Objective Micro RNAs (miRNAs) are a new class of regulatory elements. Altered expression of miRNAs has been demonstrated in inflamed joints of patients suffering from rheumatoid arthritis (RA). However, the exact role of miRNAs in the pathogenesis of this disease has not been defined so far.
Methods Collagen induced arthritis (CIA) and K/BxN serum transfer arthritis was induced in wt and miR155−/− mice. Severity of arthritis was determined clinically and histologically. Anticollagen antibodies and cytokines were measured by ELISA. The cellular composition of the draining lymph node after induction of CIA was measured by flow cytometry.
Results Here the authors show that miR155−/− mice are completely protected from CIA. miR155 deficiency prevents the generation of pathogenic autoreactive B and T cells since anticollagen antibodies and the generation of antigen specific T cells are strongly reduced in miR155−/− mice. Moreover, Th17 polarisation of miR155−/− T cells is impaired as interleukin 17 (IL-17) and IL-22 levels are significantly reduced.
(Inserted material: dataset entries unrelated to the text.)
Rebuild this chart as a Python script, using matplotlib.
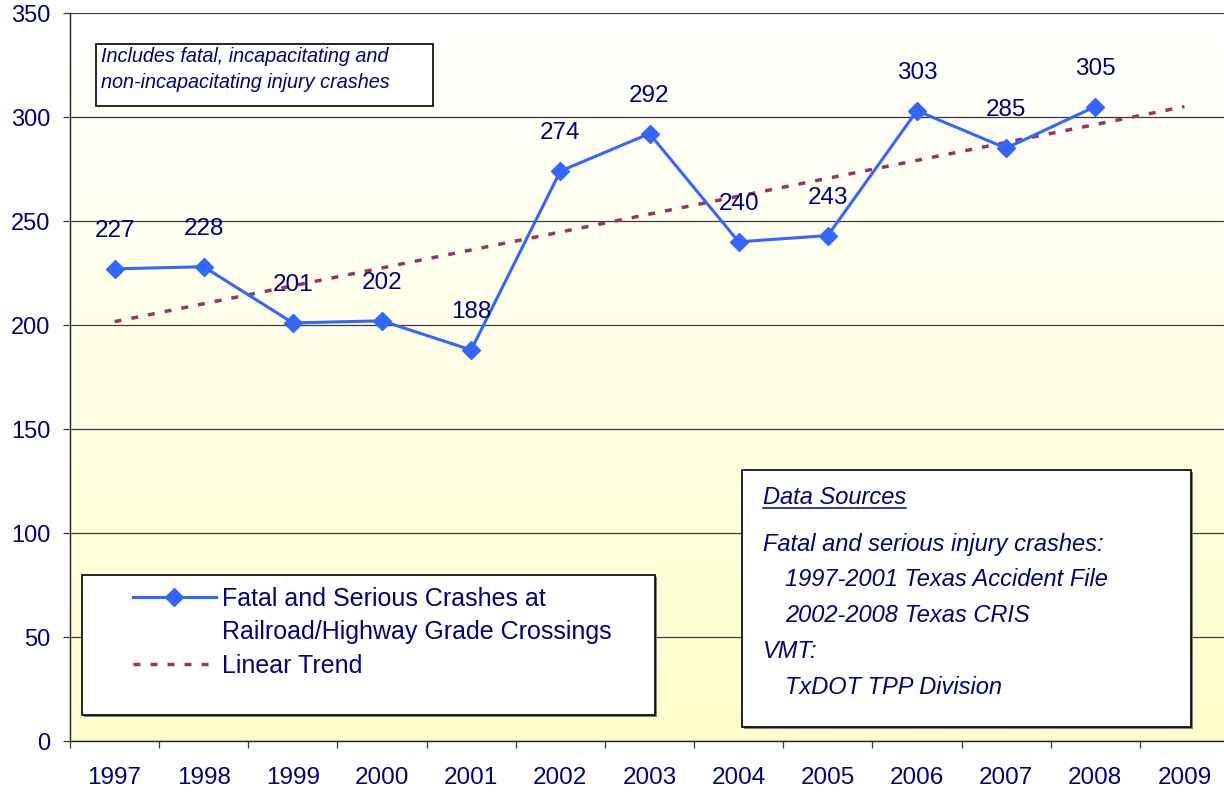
import numpy as np
import matplotlib
matplotlib.use("Agg")
import matplotlib.pyplot as plt
import matplotlib.transforms as mtransforms
from matplotlib.patches import Rectangle
from matplotlib.lines import Line2D
from matplotlib.colors import to_rgb

# ---- data ----
years = ["1997", "1998", "1999", "2000", "2001", "2002", "2003",
         "2004", "2005", "2006", "2007", "2008", "2009"]
crashes = [227, 228, 201, 202, 188, 274, 292, 240, 243, 303, 285, 305]
y_ticks = [0, 50, 100, 150, 200, 250, 300, 350]

series_label = ["Fatal and Serious Crashes at",
                "Railroad/Highway Grade Crossings"]
trend_label = "Linear Trend"
note_lines = ["Includes fatal, incapacitating and",
              "non-incapacitating injury crashes"]
source_heading = "Data Sources"
source_lines = [("Fatal and serious injury crashes:", 0),
                ("1997-2001 Texas Accident File", 1),
                ("2002-2008 Texas CRIS", 1),
                ("VMT:", 0),
                ("TxDOT TPP Division", 1)]

# ---- style ----
NAVY = "#000080"
BLUE = "#3366FF"
TREND = "#993366"
GRID = "#3a3a3a"

plt.rcParams['font.family'] = ['Liberation Sans', 'DejaVu Sans']

W, H = 1224, 794
fig = plt.figure(figsize=(W / 100, H / 100), dpi=100)
fig.patch.set_facecolor("white")

# pixel coordinates measured from the top-left corner of the figure
PX = mtransforms.Affine2D().scale(1 / W, -1 / H).translate(0, 1) + fig.transFigure

ax = fig.add_axes([70 / W, (H - 741) / H, 1159 / W, 728 / H])
ax.set_xlim(-0.5, len(years) - 0.5)
ax.set_ylim(0, 350)

# plot-area gradient: white at the top fading to pale yellow at the bottom
top_c = np.array(to_rgb("#FFFFFF"))
bot_c = np.array(to_rgb("#FFFFCC"))
t = np.linspace(0, 1, 256)[:, None]
grad = (top_c * (1 - t) + bot_c * t)[:, None, :].repeat(2, axis=1)
ax.imshow(grad, extent=(0, 1, 0, 1), transform=ax.transAxes,
          aspect="auto", zorder=0, interpolation="bilinear")
ax.patch.set_visible(False)

x_all = np.arange(len(years))
x_data = np.arange(len(crashes))

# linear trend fitted to the observed years, extended through the last category
coef = np.polyfit(x_data, crashes, 1)
trend = np.polyval(coef, x_all)

ax.plot(x_all, trend, color=TREND, lw=2.5, dashes=(2.0, 2.9),
        solid_capstyle="butt", dash_capstyle="butt", zorder=3)
ax.plot(x_data, crashes, color=BLUE, lw=2.2, marker="D", markersize=8.8,
        markerfacecolor=BLUE, markeredgecolor=BLUE, zorder=4)

for xi, v in zip(x_data, crashes):
    ax.annotate(str(v), (xi, v), xytext=(0, 27.4), textcoords="offset points",
                ha="center", va="center", fontsize=17.5, color=NAVY, zorder=5)

# axes, ticks and grid
ax.set_yticks(y_ticks)
ax.yaxis.grid(True, color=GRID, lw=0.9)
ax.set_axisbelow(True)
ax.tick_params(axis="y", direction="out", length=5, width=0.9, color=GRID,
               labelsize=17, labelcolor=NAVY, pad=9)

ax.set_xticks(np.arange(-0.5, len(years), 1.0))
ax.set_xticklabels([])
ax.set_xticks(x_all, minor=True)
ax.set_xticklabels(years, minor=True)
ax.tick_params(axis="x", which="major", direction="out", length=5, width=0.9,
               color=GRID)
ax.tick_params(axis="x", which="minor", length=0, labelsize=17.5,
               labelcolor=NAVY, pad=19)

for s in ("top", "right"):
    ax.spines[s].set_visible(False)
for s in ("left", "bottom"):
    ax.spines[s].set_color("#202020")
    ax.spines[s].set_linewidth(1.0)


def framed_box(x0, y0, x1, y1, shadow=False):
    if shadow:
        fig.add_artist(Rectangle((x0 + 2, y0 + 2), x1 - x0, y1 - y0,
                                 transform=PX, facecolor="#808080",
                                 edgecolor="none", zorder=5))
    fig.add_artist(Rectangle((x0, y0), x1 - x0, y1 - y0, transform=PX,
                             facecolor="white", edgecolor="black",
                             lw=1.2, zorder=6))


# note box
framed_box(96, 44, 433, 106)
for txt, yc in zip(note_lines, (57, 83)):
    fig.text(101, yc, txt, transform=PX, fontsize=14.3, style="italic",
             color=NAVY, va="center", ha="left", zorder=7)

# legend
framed_box(82, 575, 655, 715, shadow=True)
handles = [
    Line2D([], [], color=BLUE, lw=2.2, marker="D", markersize=8.8,
           markerfacecolor=BLUE, markeredgecolor=BLUE),
    Line2D([], [], color="none"),
    Line2D([], [], color=TREND, lw=2.5, dashes=(2.0, 2.9)),
]
labels = [series_label[0], series_label[1], trend_label]
leg = fig.legend(handles, labels, loc="upper left",
                 bbox_to_anchor=(133, 587), bbox_transform=PX,
                 frameon=False, fontsize=18, labelcolor=NAVY,
                 handlelength=3.3, handletextpad=0.25, borderpad=0,
                 borderaxespad=0, labelspacing=0.38)
leg.set_zorder(8)

# data sources box
framed_box(742, 470, 1191, 727, shadow=True)
head = fig.text(763, 497, source_heading, transform=PX, fontsize=17,
                style="italic", color=NAVY, va="center", ha="left", zorder=7)
for (txt, indent), yc in zip(source_lines, (545, 580, 615, 651, 687)):
    fig.text(763 + 22 * indent, yc, txt, transform=PX, fontsize=17,
             style="italic", color=NAVY, va="center", ha="left", zorder=7)

# underline the heading
fig.canvas.draw()
bb = head.get_window_extent()
inv = PX.inverted()
(ux0, _), (ux1, _) = inv.transform([[bb.x0, bb.y0], [bb.x1, bb.y0]])
fig.add_artist(Line2D([ux0, ux1], [508, 508], transform=PX, color=NAVY,
                      lw=1.1, zorder=7))

fig.savefig("out.png", dpi=100)
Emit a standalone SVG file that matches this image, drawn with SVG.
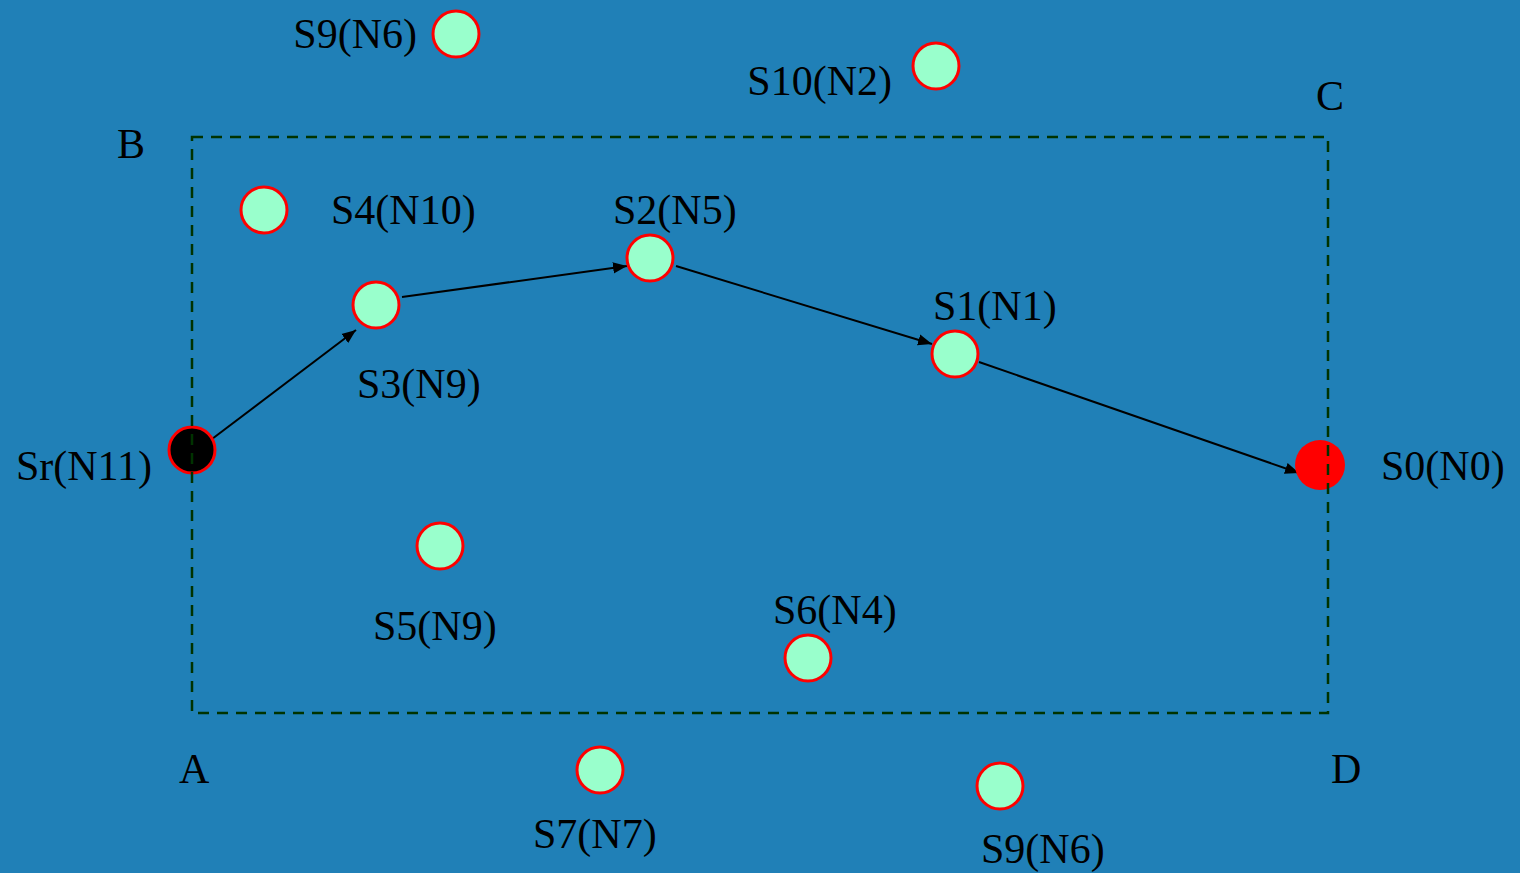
<svg xmlns="http://www.w3.org/2000/svg" width="1520" height="873" viewBox="0 0 1520 873">
<defs>
<style>
.bg{fill:#2080B7}
.n{fill:#99FFCC;stroke:#FF0000;stroke-width:3}
.t{font-family:"Liberation Serif",serif;font-size:42px;fill:#000}
.e{stroke:#000;stroke-width:2;fill:none;marker-end:url(#ah)}
.box{fill:none;stroke:#003300;stroke-width:2.5;stroke-dasharray:11 8}
</style>
<marker id="ah" viewBox="0 0 10 10" refX="10" refY="5" markerWidth="7" markerHeight="7" orient="auto" markerUnits="strokeWidth">
<path d="M0,1 L10,5 L0,9 z" fill="#000"/>
</marker>
</defs>
<rect class="bg" x="0" y="0" width="1520" height="873"/>
<g id="corners">
<text class="t" x="117" y="158">B</text>
<text class="t" x="1316" y="110">C</text>
<text class="t" x="179" y="783">A</text>
<text class="t" x="1331" y="783">D</text>
</g>
<g id="connectors">
<line class="e" x1="212" y1="439" x2="356" y2="330"/>
<line class="e" x1="402" y1="297" x2="627" y2="266"/>
<line class="e" x1="676" y1="266" x2="932" y2="344"/>
<line class="e" x1="979" y1="362" x2="1299" y2="473"/>
</g>
<g id="S9top"><circle class="n" cx="456" cy="34" r="23"/><text class="t" x="417" y="48" text-anchor="end">S9(N6)</text></g>
<g id="S10"><circle class="n" cx="936" cy="66" r="23"/><text class="t" x="892" y="95" text-anchor="end">S10(N2)</text></g>
<g id="S4"><circle class="n" cx="264" cy="210" r="23"/><text class="t" x="331" y="224">S4(N10)</text></g>
<g id="S2"><circle class="n" cx="650" cy="258" r="23"/><text class="t" x="613" y="224">S2(N5)</text></g>
<g id="S3"><circle class="n" cx="376" cy="305" r="23"/><text class="t" x="357" y="398">S3(N9)</text></g>
<g id="S1"><circle class="n" cx="955" cy="354" r="23"/><text class="t" x="933" y="320">S1(N1)</text></g>
<g id="Sr"><circle cx="192" cy="450" r="23" fill="#000" stroke="#FF0000" stroke-width="3"/><text class="t" x="152" y="480" text-anchor="end">Sr(N11)</text></g>
<g id="S0"><circle cx="1320" cy="465" r="25" fill="#FF0000"/><text class="t" x="1381" y="480">S0(N0)</text></g>
<g id="S5"><circle class="n" cx="440" cy="546" r="23"/><text class="t" x="373" y="640">S5(N9)</text></g>
<g id="S6"><circle class="n" cx="808" cy="658" r="23"/><text class="t" x="773" y="624">S6(N4)</text></g>
<g id="S7"><circle class="n" cx="600" cy="770" r="23"/><text class="t" x="533" y="848">S7(N7)</text></g>
<g id="S9bot"><circle class="n" cx="1000" cy="786" r="23"/><text class="t" x="981" y="863">S9(N6)</text></g>
<rect class="box" x="192" y="137" width="1136" height="576"/>
</svg>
Using the K/BxN serum transfer arthritis model, which only depends on innate effector mechanisms, the authors demonstrate that miR155−/− mice, although developing similar severity of joint inflammation, show significantly reduced local bone destruction due to reduced generation of osteoclasts.
Conclusion Taken together, this study demonstrates that miR155 is essentially involved in adaptive and innate immune reactions leading to autoimmune arthritis, and therefore might provide a novel target to treat RA.